I’ve read many articles saying that spending in retirement is usually well below what people expect it to be.
I do think it varies wildly from one person to another. The best way to estimate retirement spending is to track your actual spending prior to retirement and then make a retirement budget based of any adjustments you see yourself making when you retire.
Taking a general rule-of-thumb like “80% of pre-retirement income” is simply a recipe for disaster IMO.
Planning for Retirement
Here’s the last thought from the author in this section:
Many people enter retirement with only a vague idea of what they’ll do with all that free time. Or they have some specific ideas — typically trips they want to take — but only for the first year or two.

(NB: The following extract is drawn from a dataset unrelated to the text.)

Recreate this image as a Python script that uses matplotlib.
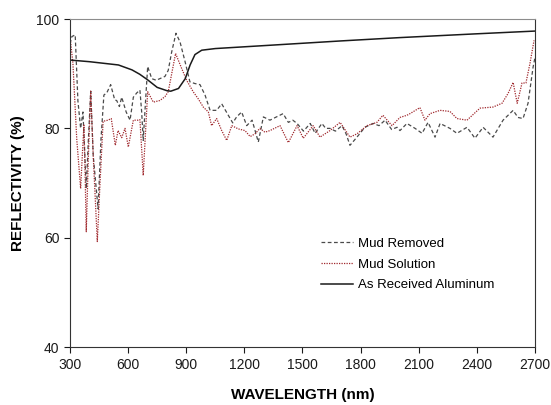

So after a while, they tend to find themselves adrift, feeling aimless and maybe even itching to go back to work, the one place they know they’ll have a built-in sense of purpose, belonging, and accomplishment. In the worst cases, this sense of aimlessness can even lead to anxiety and depression.
So before you quit or scale back your job, really think through what you want to do once your work won’t be taking up much of your everyday time. Is there a long-dormant hobby you want to pick up again? A particular friendship you want to rekindle? A new skill you want to learn, or a club you want to join? What adventures do you really want to have — and when do you want to have them? Put those in appropriate buckets and start making new memories.
This is one of the biggest mistakes I see in people who “fail” at retirement.
They don’t have enough core activities (terminology used by the book You Can Retire Sooner Than You Think) or interests in retirement. They somehow think these are going to materialize out of nowhere once they do retire, so they take the plunge “knowing” that “everything will work itself out.”
You know what often happens? Everything does not work itself out, they are bored/depressed, and they hate retirement.
This is what the author is describing and it happens more than you might think (much more than I ever thought it would).
My advice is that the “life” side of retirement is just as important as the “money” side. And one way to make sure your life side is a home run is to enter retirement with more than enough activities, experiences, and so on planned.
If you do, odds are you’ll have a great retirement.
If you don’t, you stand a good chance at failing at something that is actually pretty awesome.